WHAT YOU WILL DO: Reproduce, word for word, the span of lines starting at the line holding "Write the matplotlib code for this chart." and ending at the line holding "ax.set_xticks([2000, 2005, 2010, 2015, 2020, 2025])". Omit every picture.

DATA PROVIDED:
↓↓↓
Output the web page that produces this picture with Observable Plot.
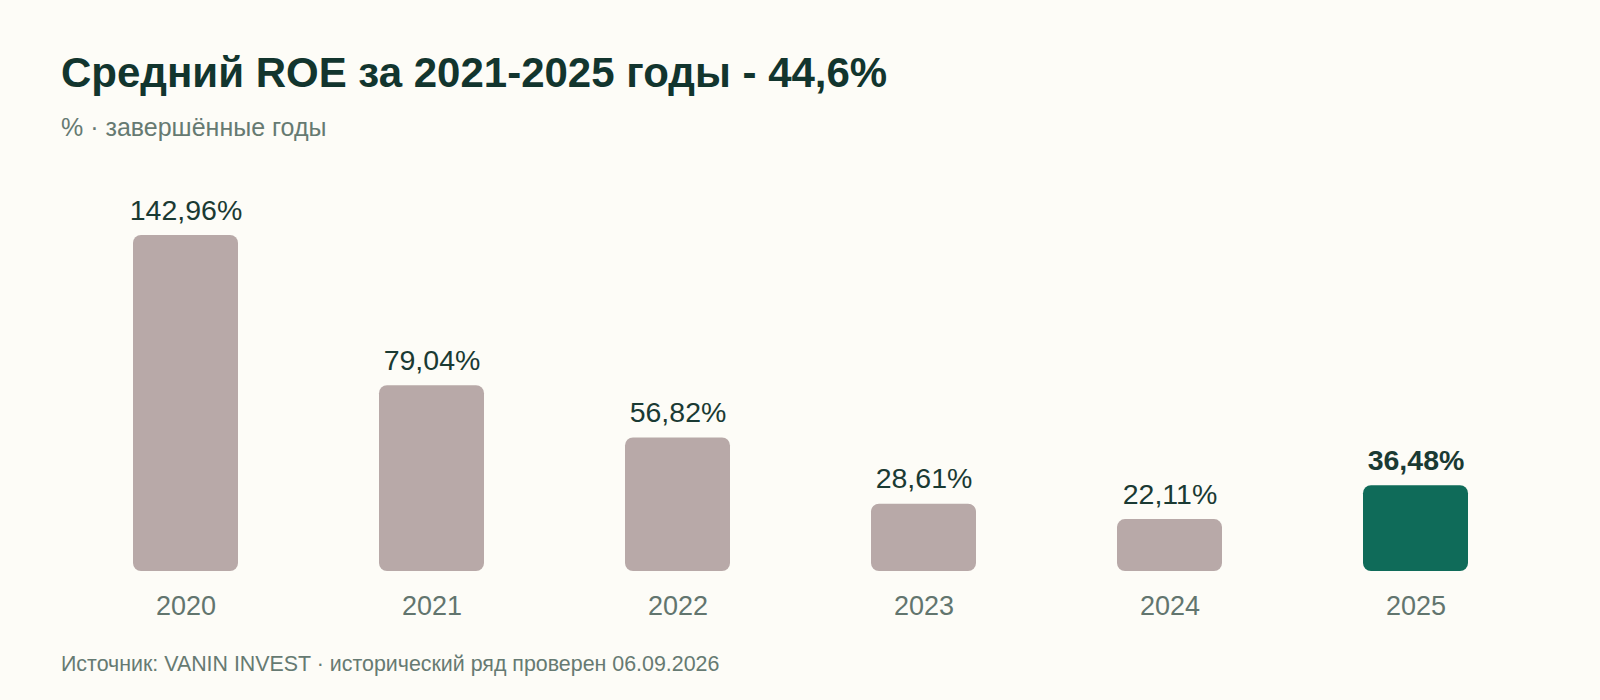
<!DOCTYPE html>
<html>
<head>
<meta charset="utf-8">
<script src="https://cdn.jsdelivr.net/npm/d3@7"></script>
<script src="https://cdn.jsdelivr.net/npm/@observablehq/plot@0.6"></script>
<style>
  html, body { margin: 0; padding: 0; background: #fdfcf7; }
  body { width: 1600px; height: 700px; position: relative; overflow: hidden;
         font-family: "Liberation Sans", Arial, Helvetica, sans-serif; }
  .t { position: absolute; left: 61px; line-height: 1; white-space: nowrap; }
  #title { top: 51.5px; font-size: 42px; font-weight: bold; color: #12352e; }
  #subtitle { top: 114.8px; font-size: 25px; color: #667a72; }
  #footer { top: 653.9px; font-size: 21.4px; color: #667a72; }
  #chart { position: absolute; left: 0; top: 150px; }
</style>
</head>
<body>
<div id="title" class="t">Средний ROE за 2021-2025 годы - 44,6%</div>
<div id="subtitle" class="t">% · завершённые годы</div>
<div id="chart"></div>
<div id="footer" class="t">Источник: VANIN INVEST · исторический ряд проверен 06.09.2026</div>
<script>
const years = ["2020", "2021", "2022", "2023", "2024", "2025"];
const roe = [142.96, 79.04, 56.82, 28.61, 22.11, 36.48];
const highlightYear = "2025";

const data = years.map((year, i) => ({
  year,
  value: roe[i],
  label: roe[i].toFixed(2).replace(".", ",") + "%",
  hi: year === highlightYear
}));

const chart = Plot.plot({
  width: 1600,
  height: 490,
  marginLeft: 0,
  marginRight: 0,
  marginTop: 85,
  marginBottom: 69,
  style: { background: "transparent", fontFamily: "Liberation Sans, Arial, sans-serif" },
  x: { domain: years, paddingInner: 0.5746, paddingOuter: 0.53, label: null },
  y: { domain: [0, 142.96], axis: null },
  marks: [
    Plot.barY(data, {
      x: "year", y: "value", rx: 8,
      fill: d => d.hi ? "#0f6b59" : "#b8a9a8"
    }),
    Plot.text(data.filter(d => !d.hi), {
      x: "year", y: "value", text: "label",
      lineAnchor: "bottom", dy: -16, fontSize: 28.5, fill: "#1a3a33"
    }),
    Plot.text(data.filter(d => d.hi), {
      x: "year", y: "value", text: "label",
      lineAnchor: "bottom", dy: -16, fontSize: 28.5, fontWeight: "bold", fill: "#1a3a33"
    }),
    Plot.axisX({ tickSize: 0, tickPadding: 24, fontSize: 27, color: "#62756e", label: null })
  ]
});
document.getElementById("chart").appendChild(chart);
</script>
</body>
</html>
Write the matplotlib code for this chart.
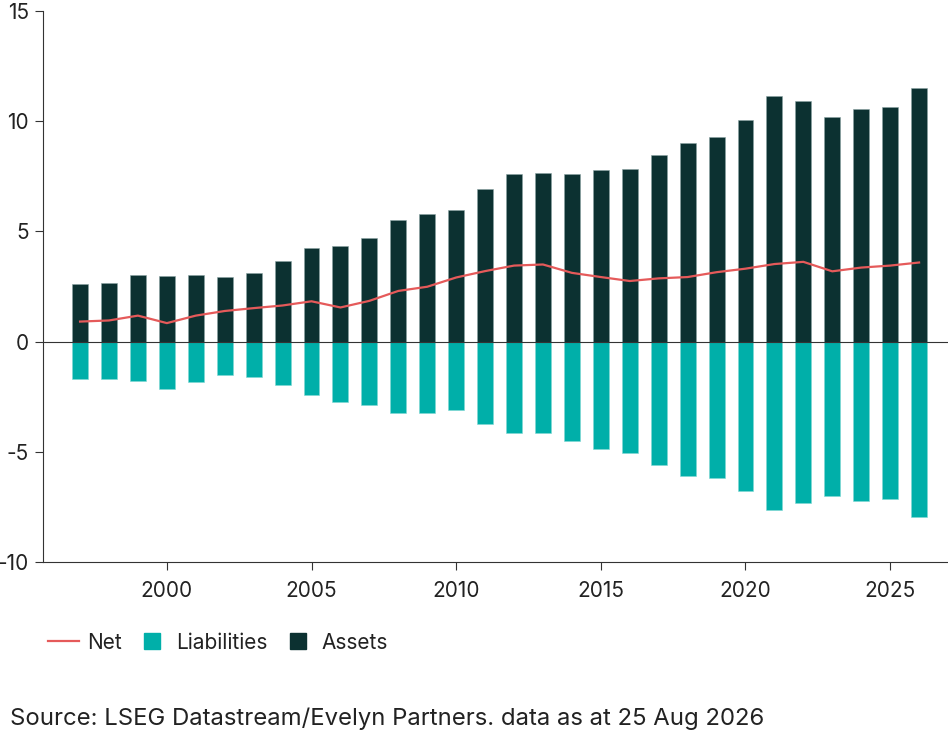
import matplotlib
matplotlib.use('Agg')
import matplotlib.pyplot as plt
from matplotlib.lines import Line2D

plt.rcParams['font.family'] = ['Inter', 'DejaVu Sans']

years = list(range(1997, 2027))
assets = [2.61, 2.67, 3.03, 2.98, 3.03, 2.91, 3.10, 3.64, 4.23, 4.32,
          4.70, 5.52, 5.78, 5.99, 6.93, 7.61, 7.65, 7.61, 7.77, 7.82,
          8.48, 8.99, 9.30, 10.05, 11.15, 10.92, 10.17, 10.57, 10.63, 11.53]
liabilities = [-1.71, -1.71, -1.79, -2.14, -1.83, -1.53, -1.62, -1.97, -2.40, -2.75,
               -2.87, -3.22, -3.22, -3.10, -3.75, -4.13, -4.16, -4.51, -4.86, -5.07,
               -5.59, -6.08, -6.17, -6.78, -7.65, -7.30, -7.00, -7.21, -7.16, -7.96]
net = [0.91, 0.96, 1.18, 0.84, 1.18, 1.39, 1.52, 1.64, 1.83, 1.55,
       1.85, 2.30, 2.49, 2.91, 3.20, 3.45, 3.50, 3.12, 2.93, 2.75,
       2.87, 2.93, 3.15, 3.31, 3.52, 3.62, 3.19, 3.36, 3.45, 3.59]

c_assets = '#0c3131'
c_liab = '#00afa9'
c_net = '#e55a5a'
c_text = '#222222'

fig = plt.figure(figsize=(9.48, 7.36), dpi=100)
ax = fig.add_axes([0.0454, 0.2364, 0.9546, 0.7486])

ax.bar(years, assets, width=0.55, color=c_assets, edgecolor='#8aa3a3', linewidth=0.4, zorder=2)
ax.bar(years, liabilities, width=0.55, color=c_liab, edgecolor='#7fd8d4', linewidth=0.4, zorder=2)
ax.axhline(0, color='#333333', linewidth=0.8, zorder=3)
ax.plot(years, net, color=c_net, linewidth=1.6, zorder=4)

ax.set_xlim(1995.72, 2027.0)
ax.set_ylim(-10, 15)
ax.set_yticks([-10, -5, 0, 5, 10, 15])
ax.set_yticklabels(['-10', '-5', '0', '5', '10', '15'])
ax.set_xticks([2000, 2005, 2010, 2015, 2020, 2025])

for s in ['top', 'right']:
    ax.spines[s].set_visible(False)
for s in ['left', 'bottom']:
    ax.spines[s].set_color('#333333')
    ax.spines[s].set_linewidth(0.8)
ax.tick_params(axis='both', colors='#333333', labelcolor=c_text, labelsize=15,
               length=6, width=0.8)
ax.tick_params(axis='x', pad=8)
ax.tick_params(axis='y', pad=4)

# legend: line for Net, small squares for the bars
handles = [Line2D([0], [0], color=c_net, linewidth=1.6),
           Line2D([0], [0], marker='s', linestyle='none', markersize=11,
                  markerfacecolor=c_liab, markeredgecolor=c_liab),
           Line2D([0], [0], marker='s', linestyle='none', markersize=11,
                  markerfacecolor=c_assets, markeredgecolor=c_assets)]
fig.legend(handles, ['Net', 'Liabilities', 'Assets'], loc='center left',
           bbox_to_anchor=(0.046, 0.127), ncol=3, frameon=False, fontsize=15,
           handlelength=1.5, handletextpad=0.4, columnspacing=0.7,
           borderaxespad=0, borderpad=0.2, labelcolor=c_text)

fig.text(0.011, 0.023, 'Source: LSEG Datastream/Evelyn Partners. data as at 25 Aug 2026',
         fontsize=17.2, color=c_text, ha='left', va='center')

fig.savefig('out.png', dpi=100)
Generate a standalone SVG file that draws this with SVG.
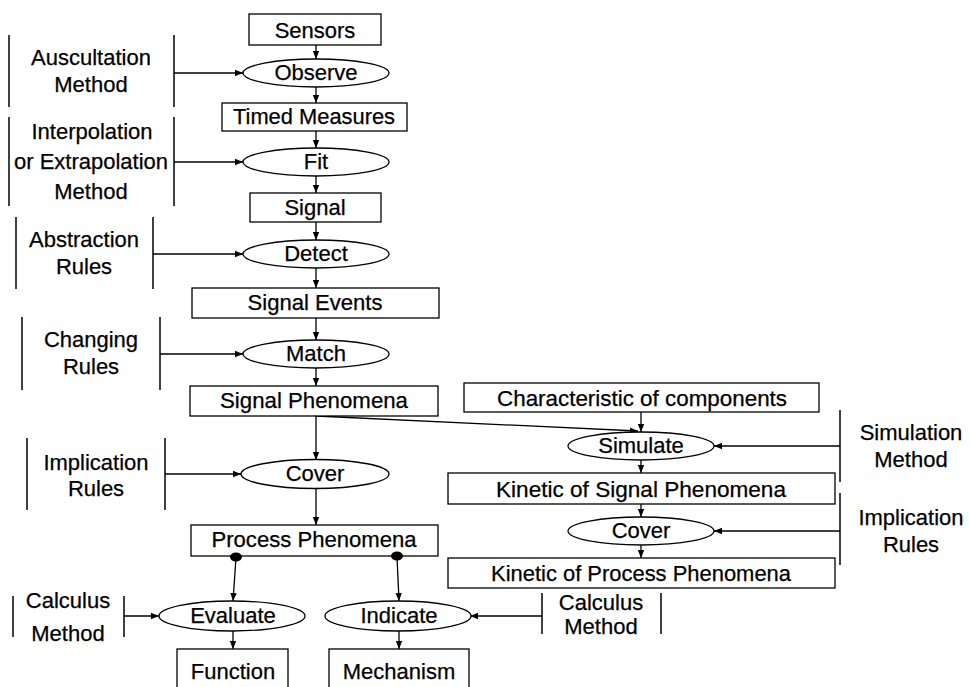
<svg xmlns="http://www.w3.org/2000/svg" width="970" height="687" viewBox="0 0 970 687">
<defs>
<marker id="ah" markerWidth="8" markerHeight="8" refX="8" refY="4" orient="auto" markerUnits="userSpaceOnUse">
<path d="M0,0.8 L8,4 L0,7.2 Z" fill="#000"/>
</marker>
<style>
text{font-family:"Liberation Sans",Arial,sans-serif;font-size:22px;fill:#000;stroke:#000;stroke-width:0.25;text-anchor:middle}
.b{fill:#fff;stroke:#000;stroke-width:1.3}
.c line{stroke:#000;stroke-width:1.3;fill:none}
.a{marker-end:url(#ah)}
.bar{stroke:#000;stroke-width:1.5}
.dot{fill:#000}
</style>
</defs>
<rect width="970" height="687" fill="#fff"/>

<g class="c" id="connectors">
<line class="a" x1="316" y1="45" x2="316" y2="59"/>
<line class="a" x1="316" y1="87" x2="316" y2="103"/>
<line class="a" x1="316" y1="131" x2="316" y2="148"/>
<line class="a" x1="316" y1="176" x2="316" y2="193"/>
<line class="a" x1="316" y1="222" x2="316" y2="240"/>
<line class="a" x1="316" y1="268" x2="316" y2="288"/>
<line class="a" x1="316" y1="318" x2="316" y2="340"/>
<line class="a" x1="316" y1="368" x2="316" y2="386"/>
<line class="a" x1="316" y1="416" x2="316" y2="460"/>
<line class="a" x1="316" y1="489" x2="316" y2="525"/>
<line class="a" x1="316" y1="416" x2="638" y2="431"/>
<line class="a" x1="641" y1="412" x2="641" y2="432"/>
<line class="a" x1="641" y1="460" x2="641" y2="473"/>
<line class="a" x1="641" y1="504" x2="641" y2="517"/>
<line class="a" x1="641" y1="545" x2="641" y2="558"/>
<line class="a" x1="236" y1="558" x2="233" y2="601"/>
<line class="a" x1="397" y1="557" x2="399" y2="601"/>
<line class="a" x1="233" y1="631" x2="233" y2="649"/>
<line class="a" x1="399" y1="631" x2="399" y2="649"/>
<line class="a" x1="174" y1="73" x2="243" y2="73"/>
<line class="a" x1="174" y1="162" x2="243" y2="162"/>
<line class="a" x1="153" y1="254" x2="243" y2="254"/>
<line class="a" x1="160" y1="354" x2="243" y2="354"/>
<line class="a" x1="165" y1="474" x2="241" y2="474"/>
<line class="a" x1="124" y1="616" x2="159" y2="616"/>
<line class="a" x1="542" y1="616" x2="470" y2="616"/>
<line class="a" x1="840" y1="446" x2="714" y2="446"/>
<line class="a" x1="840" y1="531" x2="714" y2="531"/>
</g>

<g id="sensors"><rect class="b" x="249" y="14" width="132" height="31"/><text x="315" y="38">Sensors</text></g>
<g id="observe"><ellipse class="b" cx="316" cy="73" rx="73" ry="14"/><text x="316" y="80">Observe</text></g>
<g id="timed-measures"><rect class="b" x="222" y="103" width="185" height="28"/><text x="314" y="124" textLength="162" lengthAdjust="spacingAndGlyphs">Timed Measures</text></g>
<g id="fit"><ellipse class="b" cx="316" cy="162" rx="73" ry="14"/><text x="316" y="169">Fit</text></g>
<g id="signal"><rect class="b" x="250" y="193" width="131" height="29"/><text x="315" y="215">Signal</text></g>
<g id="detect"><ellipse class="b" cx="316" cy="254" rx="73" ry="14"/><text x="316" y="261">Detect</text></g>
<g id="signal-events"><rect class="b" x="192" y="288" width="247" height="30"/><text x="315" y="310" textLength="135" lengthAdjust="spacingAndGlyphs">Signal Events</text></g>
<g id="match"><ellipse class="b" cx="316" cy="354" rx="73" ry="14"/><text x="316" y="361">Match</text></g>
<g id="signal-phenomena"><rect class="b" x="190" y="386" width="248" height="30"/><text x="314" y="408" textLength="188" lengthAdjust="spacingAndGlyphs">Signal Phenomena</text></g>
<g id="cover-left"><ellipse class="b" cx="315" cy="474" rx="74" ry="14.5"/><text x="315" y="481">Cover</text></g>
<g id="process-phenomena"><rect class="b" x="191" y="525" width="247" height="31"/><text x="314" y="547" textLength="205" lengthAdjust="spacingAndGlyphs">Process Phenomena</text><ellipse class="dot" cx="236" cy="557" rx="6" ry="4.5"/><ellipse class="dot" cx="397" cy="556" rx="6" ry="4.5"/></g>
<g id="evaluate"><ellipse class="b" cx="232" cy="616" rx="73" ry="15"/><text x="233" y="623">Evaluate</text></g>
<g id="indicate"><ellipse class="b" cx="398" cy="616" rx="73" ry="15"/><text x="399" y="623">Indicate</text></g>
<g id="function"><rect class="b" x="177" y="649" width="111" height="42"/><text x="233" y="679">Function</text></g>
<g id="mechanism"><rect class="b" x="329" y="649" width="140" height="42"/><text x="399" y="679">Mechanism</text></g>

<g id="characteristic"><rect class="b" x="464" y="383" width="355" height="29"/><text x="642" y="406" textLength="290" lengthAdjust="spacingAndGlyphs">Characteristic of components</text></g>
<g id="simulate"><ellipse class="b" cx="641" cy="446" rx="73" ry="14"/><text x="641" y="453">Simulate</text></g>
<g id="kinetic-signal"><rect class="b" x="448" y="473" width="387" height="31"/><text x="641" y="497" textLength="290" lengthAdjust="spacingAndGlyphs">Kinetic of Signal Phenomena</text></g>
<g id="cover-right"><ellipse class="b" cx="641" cy="531" rx="73" ry="14"/><text x="641" y="538">Cover</text></g>
<g id="kinetic-process"><rect class="b" x="448" y="558" width="387" height="30"/><text x="641" y="581" textLength="300" lengthAdjust="spacingAndGlyphs">Kinetic of Process Phenomena</text></g>

<g id="auscultation-method"><line class="bar" x1="9" y1="35" x2="9" y2="107"/><line class="bar" x1="174" y1="35" x2="174" y2="107"/><text x="91" y="65">Auscultation</text><text x="91" y="92">Method</text></g>
<g id="interpolation-method"><line class="bar" x1="9" y1="117" x2="9" y2="206"/><line class="bar" x1="174" y1="117" x2="174" y2="206"/><text x="92" y="139">Interpolation</text><text x="91" y="169">or Extrapolation</text><text x="91" y="199">Method</text></g>
<g id="abstraction-rules"><line class="bar" x1="16" y1="217" x2="16" y2="289"/><line class="bar" x1="153" y1="217" x2="153" y2="289"/><text x="84" y="247">Abstraction</text><text x="84" y="274">Rules</text></g>
<g id="changing-rules"><line class="bar" x1="22" y1="317" x2="22" y2="390"/><line class="bar" x1="160" y1="317" x2="160" y2="390"/><text x="91" y="347">Changing</text><text x="91" y="374">Rules</text></g>
<g id="implication-rules-left"><line class="bar" x1="27" y1="438" x2="27" y2="510"/><line class="bar" x1="165" y1="438" x2="165" y2="510"/><text x="96" y="470">Implication</text><text x="96" y="496">Rules</text></g>
<g id="calculus-method-left"><line class="bar" x1="13" y1="596" x2="13" y2="637"/><line class="bar" x1="124" y1="596" x2="124" y2="637"/><text x="68" y="608">Calculus</text><text x="68" y="641">Method</text></g>
<g id="calculus-method-right"><line class="bar" x1="542" y1="593" x2="542" y2="634"/><line class="bar" x1="661" y1="593" x2="661" y2="634"/><text x="601" y="610">Calculus</text><text x="601" y="634">Method</text></g>
<g id="simulation-method"><line class="bar" x1="840" y1="410" x2="840" y2="482"/><text x="911" y="440">Simulation</text><text x="911" y="467">Method</text></g>
<g id="implication-rules-right"><line class="bar" x1="840" y1="493" x2="840" y2="565"/><text x="911" y="525">Implication</text><text x="911" y="552">Rules</text></g>
</svg>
↑↑↑
EXPECTED OUTPUT:
Write the matplotlib code for this chart.
import matplotlib
matplotlib.use('Agg')
import matplotlib.pyplot as plt
from matplotlib.lines import Line2D

plt.rcParams['font.family'] = ['Inter', 'DejaVu Sans']

years = list(range(1997, 2027))
assets = [2.61, 2.67, 3.03, 2.98, 3.03, 2.91, 3.10, 3.64, 4.23, 4.32,
          4.70, 5.52, 5.78, 5.99, 6.93, 7.61, 7.65, 7.61, 7.77, 7.82,
          8.48, 8.99, 9.30, 10.05, 11.15, 10.92, 10.17, 10.57, 10.63, 11.53]
liabilities = [-1.71, -1.71, -1.79, -2.14, -1.83, -1.53, -1.62, -1.97, -2.40, -2.75,
               -2.87, -3.22, -3.22, -3.10, -3.75, -4.13, -4.16, -4.51, -4.86, -5.07,
               -5.59, -6.08, -6.17, -6.78, -7.65, -7.30, -7.00, -7.21, -7.16, -7.96]
net = [0.91, 0.96, 1.18, 0.84, 1.18, 1.39, 1.52, 1.64, 1.83, 1.55,
       1.85, 2.30, 2.49, 2.91, 3.20, 3.45, 3.50, 3.12, 2.93, 2.75,
       2.87, 2.93, 3.15, 3.31, 3.52, 3.62, 3.19, 3.36, 3.45, 3.59]

c_assets = '#0c3131'
c_liab = '#00afa9'
c_net = '#e55a5a'
c_text = '#222222'

fig = plt.figure(figsize=(9.48, 7.36), dpi=100)
ax = fig.add_axes([0.0454, 0.2364, 0.9546, 0.7486])

ax.bar(years, assets, width=0.55, color=c_assets, edgecolor='#8aa3a3', linewidth=0.4, zorder=2)
ax.bar(years, liabilities, width=0.55, color=c_liab, edgecolor='#7fd8d4', linewidth=0.4, zorder=2)
ax.axhline(0, color='#333333', linewidth=0.8, zorder=3)
ax.plot(years, net, color=c_net, linewidth=1.6, zorder=4)

ax.set_xlim(1995.72, 2027.0)
ax.set_ylim(-10, 15)
ax.set_yticks([-10, -5, 0, 5, 10, 15])
ax.set_yticklabels(['-10', '-5', '0', '5', '10', '15'])
ax.set_xticks([2000, 2005, 2010, 2015, 2020, 2025])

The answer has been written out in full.